Class: Mondays 5:30 PM - 8:00 PM
Date Range: Jan. 13 - May 6, 2021
Location: virtual

Instructor

- Name: Eduard C. Dragut
- Email: edragut@temple.edu
- Office: SERC 348
- Office Hours: Mondays 10:00AM - 12:00 AM or by email appointment

Teaching Assistants

- Branimir Ljubic

Course Descriptions

The goal of the course is to get exposure to emergent and fast moving technology of Big Data and Cloud Computing. Big Data is now recognized as a critical enabling technology for business and research in all fields. We are increasingly confronted with the challenges of processing large and diverse amount of data fast. The proposed solutions are software layers that enable the processing of data in parallel and distributed environments. In this course, you will learn about basic methods in collecting, wrangling, and structuring data; programming models for computation across many nodes; standard toolkits for data analysis; and popular distributed frameworks for analytics tasks. The course material is drawn from textbooks as well as recent research literature.

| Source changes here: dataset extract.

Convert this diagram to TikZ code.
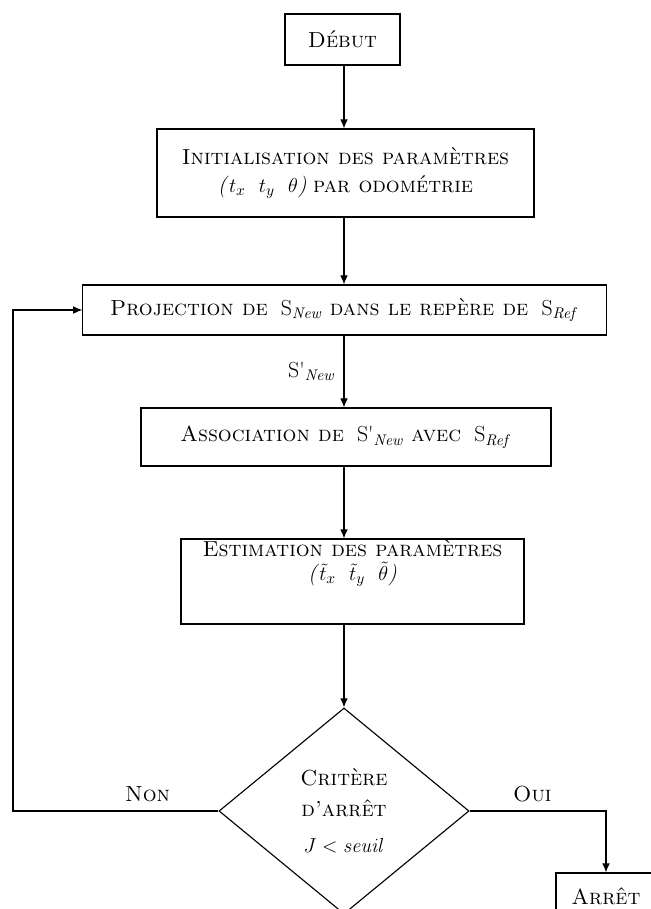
\documentclass[tikz,border=0pt]{standalone}
\usepackage{amsmath, amssymb}
\usepackage{tikz}
\usetikzlibrary{arrows.meta}
\usetikzlibrary{shapes.geometric}
\usetikzlibrary{calc}

\begin{document}
\begin{tikzpicture}[x=0.025cm, y=-0.025cm,
    box/.style={draw, line width=0.8pt, align=center, inner sep=0pt,
        font=\fontsize{15.5}{18}\selectfont},
    decision/.style={draw, diamond, line width=0.8pt, align=center, inner sep=0pt,
        minimum width=6.25cm, minimum height=5.15cm, font=\fontsize{15.5}{18}\selectfont},
    arr/.style={-{Latex[length=6.5pt, width=5.5pt]}, line width=0.8pt},
    lab/.style={font=\fontsize{15.5}{18}\selectfont}]
    \useasboundingbox (0,0) rectangle (651,909);
    \node[box, minimum width=2.875cm, minimum height=1.275cm] (debut) at (342.5,39.5) {\textsc{Début}};
    \node[box, minimum width=9.425cm, minimum height=2.2cm] (init) at (345.5,173)
        {\textsc{Initialisation des paramètres}\\[2.5pt]
         \textit{(}$t_x\ \ t_y\ \ \theta$\textit{)}\ \textsc{par odométrie}};
    \node[box, minimum width=13.075cm, minimum height=1.25cm] (proj) at (344.5,310)
        {\textsc{Projection de}\ \ S$_{\mathit{New}}$ \textsc{dans le repère de}\ \ S$_{\mathit{Ref}}$};
    \node[box, minimum width=10.25cm, minimum height=1.45cm] (assoc) at (346,437)
        {\textsc{Association de}\ \ S\textquotesingle$_{\mathit{New}}$ \textsc{avec}\ \ S$_{\mathit{Ref}}$};
    \node[box, minimum width=8.575cm, minimum height=2.125cm] (estim) at (352.5,581.5)
        {\textsc{Estimation des paramètres}\\[-1pt]
         \textit{(}$\tilde{t}_x\ \ \tilde{t}_y\ \ \tilde{\theta}$\textit{)}\\[12pt]\mbox{}};
    \node[decision] (crit) at (344,811)
        {\textsc{Critère}\\[4pt]\textsc{d'arrêt}\\[8pt]$J < \mathit{seuil}$};
    \node[box, minimum width=2.5cm, minimum height=1.15cm] (arret) at (606,896) {\textsc{Arrêt}};
    \coordinate (back) at (13,811);

    \draw[arr] (debut.south -| crit) -- (init.north -| crit);
    \draw[arr] (init.south -| crit) -- (proj.north -| crit);
    \draw[arr] (proj.south -| crit) -- node[lab, left=2pt, pos=0.5] {S\textquotesingle$_{\mathit{New}}$} (assoc.north -| crit);
    \draw[arr] (assoc.south -| crit) -- (estim.north -| crit);
    \draw[arr] (estim.south -| crit) -- (crit.north);
    \draw[arr] (crit.west) -- node[lab, above=3pt, pos=0.345] {\textsc{Non}} (back) |- (proj.west);
    \draw[arr] (crit.east) -- node[lab, above=3pt, pos=0.46] {\textsc{Oui}} (crit.east -| arret.north) -- (arret.north);
\end{tikzpicture}
\end{document}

We will cover the following topics:
- Distributed computing models
- MapReduce
- Data Models and Cleaning
- Iterative and Stream Processing
- Data Science Applications
- Data Ethics & Privacy

Prerequisites

- Basic familiarity with the relational data model and SQL.
- Programming ability in Python and Java are also required.
- Basic familiarity with probability and statistics.
- If you do not meet any of these prerequisites, please see me asap.

Textbooks

The content of the course will mostly from the following textbook:
- Cloud Computing Solutions Architect: A Hands-on Approach, Bahga and Madisetti, 2019, ISBN: 978-0-9960255-9-1
- Mining of Massive Datasets, by Jure Leskovec, Anand Rajaraman, Jeff Ullman book website
A number of topics will be covered from
- Data Science from Scratch, by Grus, from O'Reilly. An online version can be accessed from O'Reilly's Safari service.
- Python for Data Analysis, by McKinney, from O'Reilly.
- Additional materials will be provided in the form of technical papers.

Workload

- Homework (at least 4, not more than 6)
- Quizzes (about 6, every 2 weeks)
- Midterm Exam (Date: TBD)
- Final Exam (Date: TBD). Final exam is cumulative.

Project

- TBD

Grading

The final grade will be based upon the following:
- Assignments: 50%.
- Quizzes: 20%
- Final Exam: 30%
- Extra-credit points may be given, up to 5%, based on the activity in class and the labs.

Late Submission Policy

Late submission is subject to a 10% penalty for each day late. After three days, late submissions will not be accepted. Students are strongly advised that any act of cheating will result in a score of 0 for the entire assignment and repeat offences will be reported to the Office of the Dean of Students and will result in an automatic F grade. You are encouraged to discuss problems and ideas but the final solution or code must be your own.

Classroom Requirements

  • Cell phones must be turned off or set on vibrate during class.
  • Laptop/notebook computers and tablets cannot be used during class.

Disability Disclosure

Any student who has a need for accommodation based on the impact of a disability should contact me privately to discuss the specific situation as soon as possible. Contact Disability Resources and Services at 215-204-1280 in Room 100, Ritter Annex to coordinate reasonable accommodations for students with documented disabilities.